Successfully launching your consortium requires a phased approach. Begin with a minimum viable network (MVN) on a testnet with 2-3 trusted partners. Use this phase to validate the core data model—tracking a single product SKU from raw material to a finished good—and test your chosen consensus mechanism (e.g., IBFT or Raft). This controlled environment allows you to iron out smart contract logic for ownership transfer and compliance checks without risking live operations. Document all processes and pain points during this pilot.

With the MVN validated, proceed to the production rollout. This involves onboarding the remaining founding partners, deploying the network on mainnet or a private cloud infrastructure, and integrating with existing Enterprise Resource Planning (ERP) and Warehouse Management Systems (WMS). Key technical tasks include setting up secure validator nodes for each partner, establishing the governance multi-sig wallet for protocol upgrades, and implementing the oracle service for injecting real-world data like IoT sensor readings or customs clearance status.

Long-term success depends on continuous governance and evolution. The consortium council must establish regular review cycles to assess network performance, fee structures, and new membership applications. Plan for technical upgrades, such as migrating to a new version of your blockchain client (e.g., Hyperledger Besu) or integrating zero-knowledge proofs for selective data privacy. Encourage partners to develop and propose new smart contract modules for advanced use cases like automated trade finance or carbon credit tracking.
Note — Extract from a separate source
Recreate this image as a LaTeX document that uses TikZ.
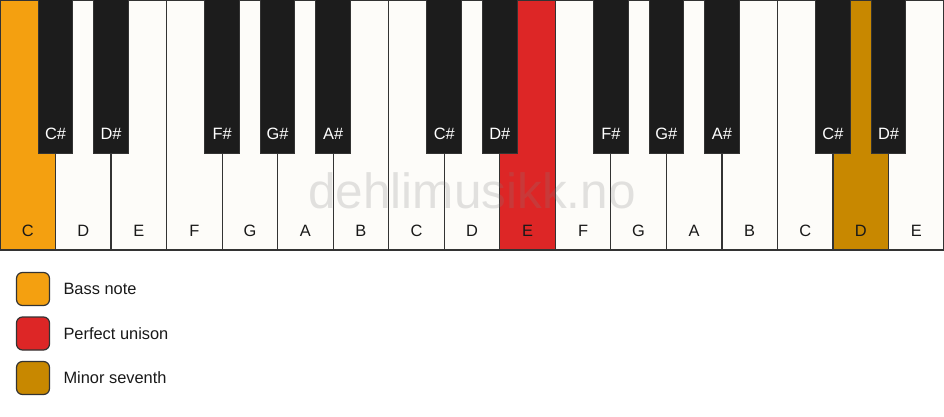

To deepen your expertise, explore the following resources. Study production case studies from Hyperledger projects like TradeLens or we.trade. For technical depth, review the Enterprise Ethereum Alliance's specifications on client diversity and permissioning. Practice by deploying a test network using the GoQuorum or Hyperledger Besu documentation, focusing on their permissioning and privacy manager features. Engaging with these communities will provide practical insights for scaling your solution.